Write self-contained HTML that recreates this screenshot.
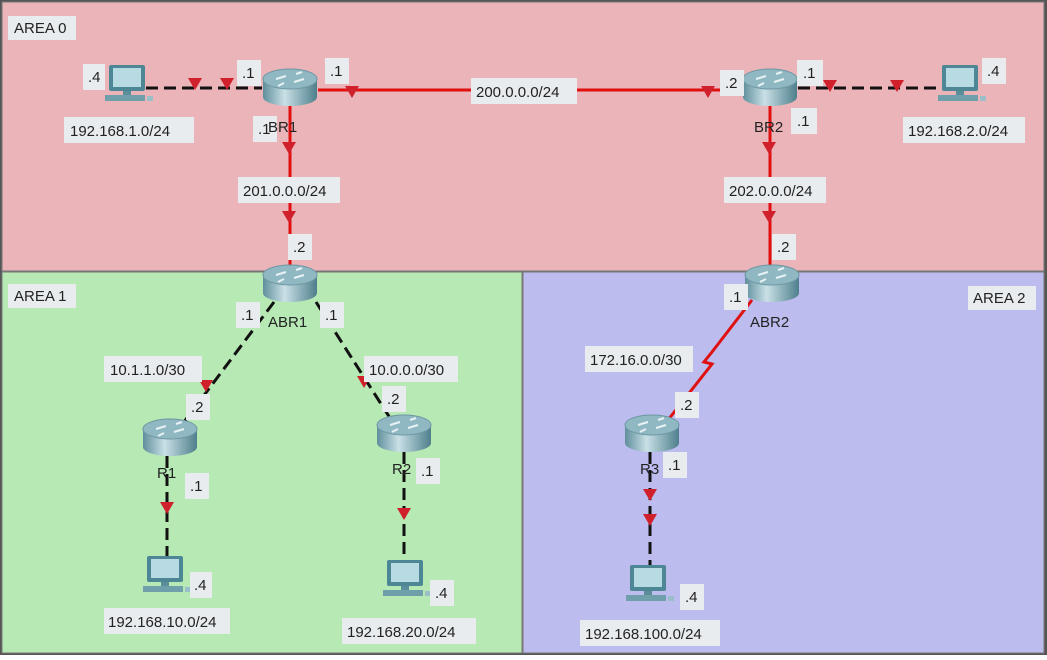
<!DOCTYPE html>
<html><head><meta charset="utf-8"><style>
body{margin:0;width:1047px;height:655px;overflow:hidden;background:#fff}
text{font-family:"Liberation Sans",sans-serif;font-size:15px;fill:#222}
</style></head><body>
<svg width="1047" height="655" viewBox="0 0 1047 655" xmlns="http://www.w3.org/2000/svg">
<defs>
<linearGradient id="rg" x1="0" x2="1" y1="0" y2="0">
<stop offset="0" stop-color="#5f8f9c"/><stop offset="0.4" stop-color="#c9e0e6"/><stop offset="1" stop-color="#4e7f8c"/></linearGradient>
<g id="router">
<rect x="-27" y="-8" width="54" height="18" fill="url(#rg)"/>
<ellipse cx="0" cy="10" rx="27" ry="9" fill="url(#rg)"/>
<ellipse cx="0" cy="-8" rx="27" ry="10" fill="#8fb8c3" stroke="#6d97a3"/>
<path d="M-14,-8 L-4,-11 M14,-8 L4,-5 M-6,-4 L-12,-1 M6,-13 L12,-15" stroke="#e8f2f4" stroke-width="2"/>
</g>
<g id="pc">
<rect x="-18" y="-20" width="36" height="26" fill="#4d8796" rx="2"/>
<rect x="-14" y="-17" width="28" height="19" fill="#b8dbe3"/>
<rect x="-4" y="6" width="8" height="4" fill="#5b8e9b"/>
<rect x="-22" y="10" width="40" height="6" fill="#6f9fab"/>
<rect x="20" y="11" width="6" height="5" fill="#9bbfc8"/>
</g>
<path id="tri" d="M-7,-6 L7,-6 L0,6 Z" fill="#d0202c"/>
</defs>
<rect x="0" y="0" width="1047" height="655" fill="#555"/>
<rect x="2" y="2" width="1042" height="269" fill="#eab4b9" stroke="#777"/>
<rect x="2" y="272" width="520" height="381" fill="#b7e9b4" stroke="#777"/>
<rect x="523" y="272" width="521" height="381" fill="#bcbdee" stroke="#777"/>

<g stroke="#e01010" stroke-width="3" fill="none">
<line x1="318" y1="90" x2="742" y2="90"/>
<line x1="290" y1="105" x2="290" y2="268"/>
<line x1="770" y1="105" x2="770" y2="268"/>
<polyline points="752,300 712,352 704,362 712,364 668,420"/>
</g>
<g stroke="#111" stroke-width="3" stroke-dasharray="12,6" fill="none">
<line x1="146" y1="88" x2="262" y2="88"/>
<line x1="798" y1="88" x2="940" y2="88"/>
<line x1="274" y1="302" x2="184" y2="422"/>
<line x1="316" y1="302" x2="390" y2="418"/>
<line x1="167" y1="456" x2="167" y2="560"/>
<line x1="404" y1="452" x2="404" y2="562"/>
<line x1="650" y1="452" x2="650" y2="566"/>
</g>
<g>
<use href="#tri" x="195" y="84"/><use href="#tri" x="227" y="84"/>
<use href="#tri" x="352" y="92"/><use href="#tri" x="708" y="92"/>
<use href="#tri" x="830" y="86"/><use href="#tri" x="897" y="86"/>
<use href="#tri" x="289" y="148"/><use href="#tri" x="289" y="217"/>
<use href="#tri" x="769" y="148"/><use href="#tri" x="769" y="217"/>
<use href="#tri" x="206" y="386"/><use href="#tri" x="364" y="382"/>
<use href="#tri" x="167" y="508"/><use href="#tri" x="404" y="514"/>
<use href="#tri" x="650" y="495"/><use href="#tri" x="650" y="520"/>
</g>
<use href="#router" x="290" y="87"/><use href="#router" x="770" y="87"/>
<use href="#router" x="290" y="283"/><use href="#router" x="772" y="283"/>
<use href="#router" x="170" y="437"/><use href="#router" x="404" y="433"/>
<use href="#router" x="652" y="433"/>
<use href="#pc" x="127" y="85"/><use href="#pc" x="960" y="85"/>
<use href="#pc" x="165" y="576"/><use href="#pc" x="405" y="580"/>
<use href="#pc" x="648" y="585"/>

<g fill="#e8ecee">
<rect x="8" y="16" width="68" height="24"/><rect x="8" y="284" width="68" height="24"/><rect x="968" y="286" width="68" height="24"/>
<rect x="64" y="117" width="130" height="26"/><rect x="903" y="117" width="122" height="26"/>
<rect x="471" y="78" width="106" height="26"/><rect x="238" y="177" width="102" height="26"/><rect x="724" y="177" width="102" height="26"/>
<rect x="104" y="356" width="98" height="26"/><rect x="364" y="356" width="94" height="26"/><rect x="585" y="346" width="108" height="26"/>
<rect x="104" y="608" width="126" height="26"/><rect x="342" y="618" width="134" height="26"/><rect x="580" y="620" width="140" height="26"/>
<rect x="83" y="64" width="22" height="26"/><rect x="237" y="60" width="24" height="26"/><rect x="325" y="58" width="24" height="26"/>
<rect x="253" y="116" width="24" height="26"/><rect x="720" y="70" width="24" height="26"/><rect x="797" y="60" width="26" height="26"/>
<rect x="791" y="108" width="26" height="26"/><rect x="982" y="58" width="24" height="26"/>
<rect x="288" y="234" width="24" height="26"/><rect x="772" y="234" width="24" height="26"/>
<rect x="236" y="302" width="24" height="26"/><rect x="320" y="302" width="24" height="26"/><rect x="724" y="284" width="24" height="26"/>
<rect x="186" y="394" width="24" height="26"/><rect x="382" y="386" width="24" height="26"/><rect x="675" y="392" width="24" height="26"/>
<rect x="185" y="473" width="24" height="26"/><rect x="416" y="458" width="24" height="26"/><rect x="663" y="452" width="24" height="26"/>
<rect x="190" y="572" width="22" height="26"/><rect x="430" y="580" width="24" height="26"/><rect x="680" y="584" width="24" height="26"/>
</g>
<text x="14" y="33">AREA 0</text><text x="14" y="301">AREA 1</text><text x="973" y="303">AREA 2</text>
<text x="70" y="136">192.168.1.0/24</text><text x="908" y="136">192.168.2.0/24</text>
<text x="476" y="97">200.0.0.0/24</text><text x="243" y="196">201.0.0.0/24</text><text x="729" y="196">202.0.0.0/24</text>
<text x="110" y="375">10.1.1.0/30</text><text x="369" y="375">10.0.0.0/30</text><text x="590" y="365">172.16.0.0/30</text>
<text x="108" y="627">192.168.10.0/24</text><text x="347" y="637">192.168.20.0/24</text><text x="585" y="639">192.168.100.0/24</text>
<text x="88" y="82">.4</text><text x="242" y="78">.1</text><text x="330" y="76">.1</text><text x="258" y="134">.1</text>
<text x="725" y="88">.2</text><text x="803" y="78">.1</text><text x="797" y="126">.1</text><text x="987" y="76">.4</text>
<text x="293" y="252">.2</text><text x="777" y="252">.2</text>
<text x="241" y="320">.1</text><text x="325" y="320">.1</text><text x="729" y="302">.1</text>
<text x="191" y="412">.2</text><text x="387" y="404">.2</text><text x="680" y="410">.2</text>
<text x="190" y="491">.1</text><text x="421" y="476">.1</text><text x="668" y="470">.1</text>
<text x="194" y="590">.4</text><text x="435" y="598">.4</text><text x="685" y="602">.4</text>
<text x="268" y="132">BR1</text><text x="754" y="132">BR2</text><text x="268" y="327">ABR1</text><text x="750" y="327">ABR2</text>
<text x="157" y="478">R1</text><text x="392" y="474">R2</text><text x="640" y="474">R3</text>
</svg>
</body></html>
◇ ◇ ◇
TASK STATEMENT:
Copy out the data above exactly, except the pictures.

RESULT:
Write self-contained HTML that recreates this screenshot.
<!DOCTYPE html>
<html><head><meta charset="utf-8"><style>
body{margin:0;width:1047px;height:655px;overflow:hidden;background:#fff}
text{font-family:"Liberation Sans",sans-serif;font-size:15px;fill:#222}
</style></head><body>
<svg width="1047" height="655" viewBox="0 0 1047 655" xmlns="http://www.w3.org/2000/svg">
<defs>
<linearGradient id="rg" x1="0" x2="1" y1="0" y2="0">
<stop offset="0" stop-color="#5f8f9c"/><stop offset="0.4" stop-color="#c9e0e6"/><stop offset="1" stop-color="#4e7f8c"/></linearGradient>
<g id="router">
<rect x="-27" y="-8" width="54" height="18" fill="url(#rg)"/>
<ellipse cx="0" cy="10" rx="27" ry="9" fill="url(#rg)"/>
<ellipse cx="0" cy="-8" rx="27" ry="10" fill="#8fb8c3" stroke="#6d97a3"/>
<path d="M-14,-8 L-4,-11 M14,-8 L4,-5 M-6,-4 L-12,-1 M6,-13 L12,-15" stroke="#e8f2f4" stroke-width="2"/>
</g>
<g id="pc">
<rect x="-18" y="-20" width="36" height="26" fill="#4d8796" rx="2"/>
<rect x="-14" y="-17" width="28" height="19" fill="#b8dbe3"/>
<rect x="-4" y="6" width="8" height="4" fill="#5b8e9b"/>
<rect x="-22" y="10" width="40" height="6" fill="#6f9fab"/>
<rect x="20" y="11" width="6" height="5" fill="#9bbfc8"/>
</g>
<path id="tri" d="M-7,-6 L7,-6 L0,6 Z" fill="#d0202c"/>
</defs>
<rect x="0" y="0" width="1047" height="655" fill="#555"/>
<rect x="2" y="2" width="1042" height="269" fill="#eab4b9" stroke="#777"/>
<rect x="2" y="272" width="520" height="381" fill="#b7e9b4" stroke="#777"/>
<rect x="523" y="272" width="521" height="381" fill="#bcbdee" stroke="#777"/>

<g stroke="#e01010" stroke-width="3" fill="none">
<line x1="318" y1="90" x2="742" y2="90"/>
<line x1="290" y1="105" x2="290" y2="268"/>
<line x1="770" y1="105" x2="770" y2="268"/>
<polyline points="752,300 712,352 704,362 712,364 668,420"/>
</g>
<g stroke="#111" stroke-width="3" stroke-dasharray="12,6" fill="none">
<line x1="146" y1="88" x2="262" y2="88"/>
<line x1="798" y1="88" x2="940" y2="88"/>
<line x1="274" y1="302" x2="184" y2="422"/>
<line x1="316" y1="302" x2="390" y2="418"/>
<line x1="167" y1="456" x2="167" y2="560"/>
<line x1="404" y1="452" x2="404" y2="562"/>
<line x1="650" y1="452" x2="650" y2="566"/>
</g>
<g>
<use href="#tri" x="195" y="84"/><use href="#tri" x="227" y="84"/>
<use href="#tri" x="352" y="92"/><use href="#tri" x="708" y="92"/>
<use href="#tri" x="830" y="86"/><use href="#tri" x="897" y="86"/>
<use href="#tri" x="289" y="148"/><use href="#tri" x="289" y="217"/>
<use href="#tri" x="769" y="148"/><use href="#tri" x="769" y="217"/>
<use href="#tri" x="206" y="386"/><use href="#tri" x="364" y="382"/>
<use href="#tri" x="167" y="508"/><use href="#tri" x="404" y="514"/>
<use href="#tri" x="650" y="495"/><use href="#tri" x="650" y="520"/>
</g>
<use href="#router" x="290" y="87"/><use href="#router" x="770" y="87"/>
<use href="#router" x="290" y="283"/><use href="#router" x="772" y="283"/>
<use href="#router" x="170" y="437"/><use href="#router" x="404" y="433"/>
<use href="#router" x="652" y="433"/>
<use href="#pc" x="127" y="85"/><use href="#pc" x="960" y="85"/>
<use href="#pc" x="165" y="576"/><use href="#pc" x="405" y="580"/>
<use href="#pc" x="648" y="585"/>

<g fill="#e8ecee">
<rect x="8" y="16" width="68" height="24"/><rect x="8" y="284" width="68" height="24"/><rect x="968" y="286" width="68" height="24"/>
<rect x="64" y="117" width="130" height="26"/><rect x="903" y="117" width="122" height="26"/>
<rect x="471" y="78" width="106" height="26"/><rect x="238" y="177" width="102" height="26"/><rect x="724" y="177" width="102" height="26"/>
<rect x="104" y="356" width="98" height="26"/><rect x="364" y="356" width="94" height="26"/><rect x="585" y="346" width="108" height="26"/>
<rect x="104" y="608" width="126" height="26"/><rect x="342" y="618" width="134" height="26"/><rect x="580" y="620" width="140" height="26"/>
<rect x="83" y="64" width="22" height="26"/><rect x="237" y="60" width="24" height="26"/><rect x="325" y="58" width="24" height="26"/>
<rect x="253" y="116" width="24" height="26"/><rect x="720" y="70" width="24" height="26"/><rect x="797" y="60" width="26" height="26"/>
<rect x="791" y="108" width="26" height="26"/><rect x="982" y="58" width="24" height="26"/>
<rect x="288" y="234" width="24" height="26"/><rect x="772" y="234" width="24" height="26"/>
<rect x="236" y="302" width="24" height="26"/><rect x="320" y="302" width="24" height="26"/><rect x="724" y="284" width="24" height="26"/>
<rect x="186" y="394" width="24" height="26"/><rect x="382" y="386" width="24" height="26"/><rect x="675" y="392" width="24" height="26"/>
<rect x="185" y="473" width="24" height="26"/><rect x="416" y="458" width="24" height="26"/><rect x="663" y="452" width="24" height="26"/>
<rect x="190" y="572" width="22" height="26"/><rect x="430" y="580" width="24" height="26"/><rect x="680" y="584" width="24" height="26"/>
</g>
<text x="14" y="33">AREA 0</text><text x="14" y="301">AREA 1</text><text x="973" y="303">AREA 2</text>
<text x="70" y="136">192.168.1.0/24</text><text x="908" y="136">192.168.2.0/24</text>
<text x="476" y="97">200.0.0.0/24</text><text x="243" y="196">201.0.0.0/24</text><text x="729" y="196">202.0.0.0/24</text>
<text x="110" y="375">10.1.1.0/30</text><text x="369" y="375">10.0.0.0/30</text><text x="590" y="365">172.16.0.0/30</text>
<text x="108" y="627">192.168.10.0/24</text><text x="347" y="637">192.168.20.0/24</text><text x="585" y="639">192.168.100.0/24</text>
<text x="88" y="82">.4</text><text x="242" y="78">.1</text><text x="330" y="76">.1</text><text x="258" y="134">.1</text>
<text x="725" y="88">.2</text><text x="803" y="78">.1</text><text x="797" y="126">.1</text><text x="987" y="76">.4</text>
<text x="293" y="252">.2</text><text x="777" y="252">.2</text>
<text x="241" y="320">.1</text><text x="325" y="320">.1</text><text x="729" y="302">.1</text>
<text x="191" y="412">.2</text><text x="387" y="404">.2</text><text x="680" y="410">.2</text>
<text x="190" y="491">.1</text><text x="421" y="476">.1</text><text x="668" y="470">.1</text>
<text x="194" y="590">.4</text><text x="435" y="598">.4</text><text x="685" y="602">.4</text>
<text x="268" y="132">BR1</text><text x="754" y="132">BR2</text><text x="268" y="327">ABR1</text><text x="750" y="327">ABR2</text>
<text x="157" y="478">R1</text><text x="392" y="474">R2</text><text x="640" y="474">R3</text>
</svg>
</body></html>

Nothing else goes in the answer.